“The model runs on a GPU” is useful shorthand, but it skips most of the stack. An application prepares input. A framework or inference runtime loads model artifacts. A compiler selects and fuses operations. Hardware-specific libraries launch optimized kernels. Memory systems feed values to arithmetic units. Then the output climbs back up the stack.
What is inside the model artifact?
A deployable package may contain a computation graph, named operations, tensor shapes, learned weights, numerical types, metadata, and preprocessing configuration. Language models also need a tokenizer and generation settings. Formats differ: some preserve flexible framework code; others describe a portable static graph; specialized engines may be compiled for a particular accelerator.
The operations and how tensor outputs feed later inputs.
Learned tensor values—often the majority of the file size.
Architecture, tokenizer vocabulary, labels, normalization, or generation defaults.
The runtime plans the computation
When a runtime loads a model, it validates operators and shapes, applies graph optimizations, allocates or reuses buffers, and assigns work to available execution providers. Constant folding can calculate fixed expressions once. Operator fusion can combine several steps into one kernel, reducing launches and intermediate memory traffic. Unsupported operations may fall back to another device.
Portable runtimes such as ONNX Runtime expose hardware-specific execution providers for CPUs, GPUs, mobile accelerators, and NPUs. The same high-level graph can therefore use very different libraries beneath it—within the limits of provider support.
Most of the work is tensor arithmetic
Neural networks repeatedly multiply matrices, reduce values, normalize, apply elementwise functions, gather indexed rows, and move or reshape data. A “kernel” is an implementation of such an operation for a target processor. Kernel quality matters: tile sizes, data layout, vectorization, parallel occupancy, fusion, and memory access can decide whether expensive hardware spends its time calculating or waiting.
CPU, GPU, or NPU?
Few powerful, flexible cores; excellent control flow, preprocessing, small models, and broad operator support. Cache and SIMD instructions still provide substantial parallelism.

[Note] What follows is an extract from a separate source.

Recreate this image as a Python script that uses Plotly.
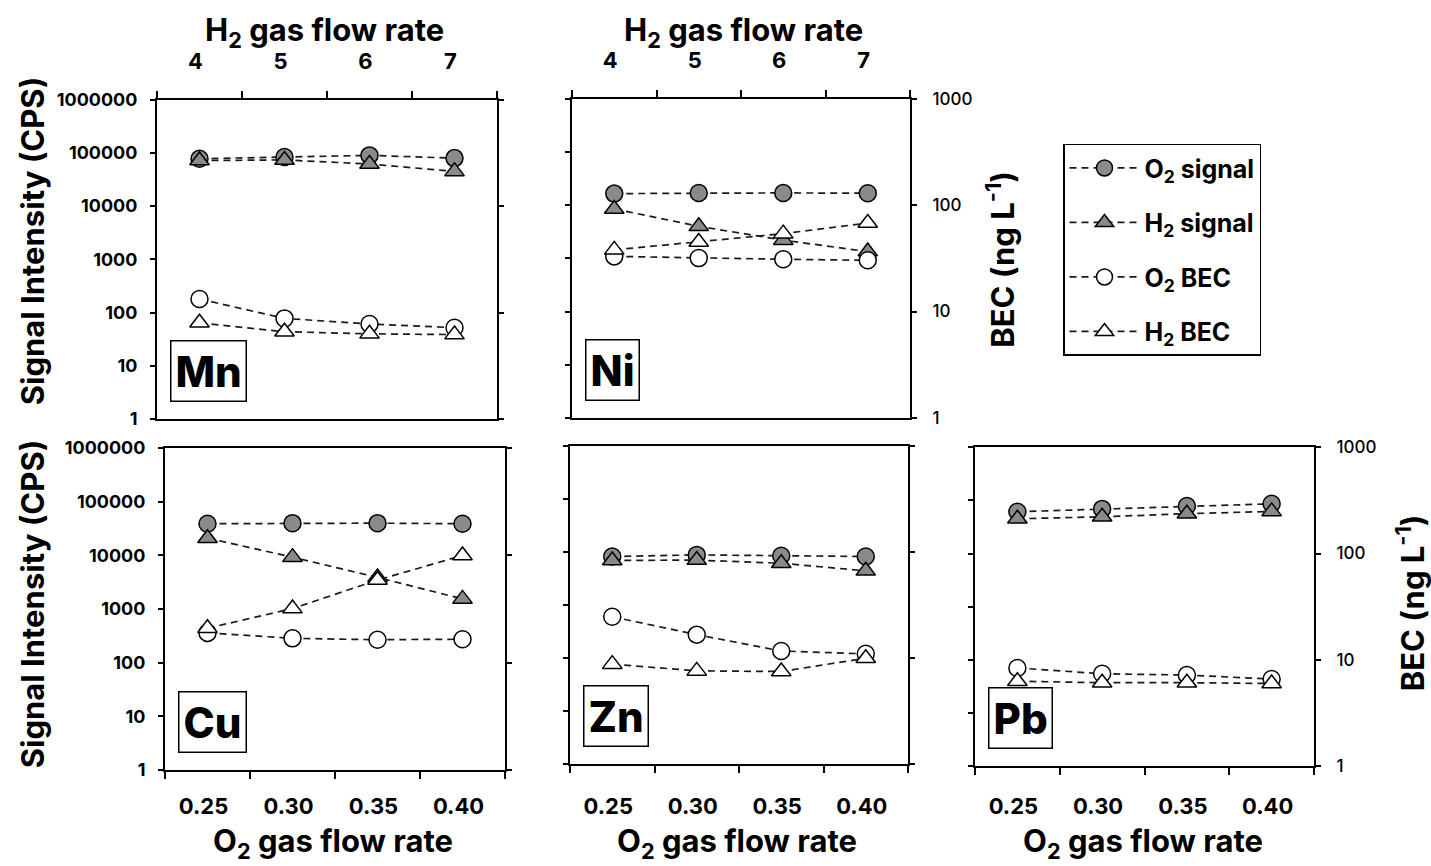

Many parallel lanes plus high memory bandwidth. Strong for large matrix operations and batches, provided enough work is available to keep the device occupied.
Specialized data paths for neural operations, often optimized for lower precision and power efficiency on phones, laptops, edge devices, or data-center accelerators.
Memory movement is part of the computation
A processor cannot multiply parameters it cannot reach. Weights may travel from storage into system memory, then accelerator memory, cache, and registers. Intermediate activations and caches compete for the same capacity. For large models, memory bandwidth—the rate at which values arrive—can matter as much as peak arithmetic throughput.
Why fewer bits can run faster
Quantization represents values using fewer bits—perhaps FP16, BF16, FP8, INT8, or 4-bit schemes instead of FP32. Smaller values reduce model storage and memory traffic and may unlock faster specialized arithmetic. The tradeoff is approximation error, scale metadata, calibration work, and the possibility that some layers remain sensitive and need higher precision.
| Representation | Approx. weight bytes | Typical concern |
|---|---|---|
| FP32 | 4 per parameter | Large memory and bandwidth cost |
| FP16 / BF16 | 2 per parameter | Range and precision differ between formats |
| INT8 / FP8 | 1 per parameter | Calibration, scales, hardware support |
| 4-bit families | ~0.5 per parameter + metadata | Greater approximation and packing complexity |
Latency and throughput pull differently
Latency asks how long one request waits. Throughput asks how much total work finishes per unit time. Batching combines requests so parallel hardware is better utilized, improving throughput but potentially making an individual request wait. Production servers use queues, dynamic batches, caches, replicas, and model parallelism to balance these goals.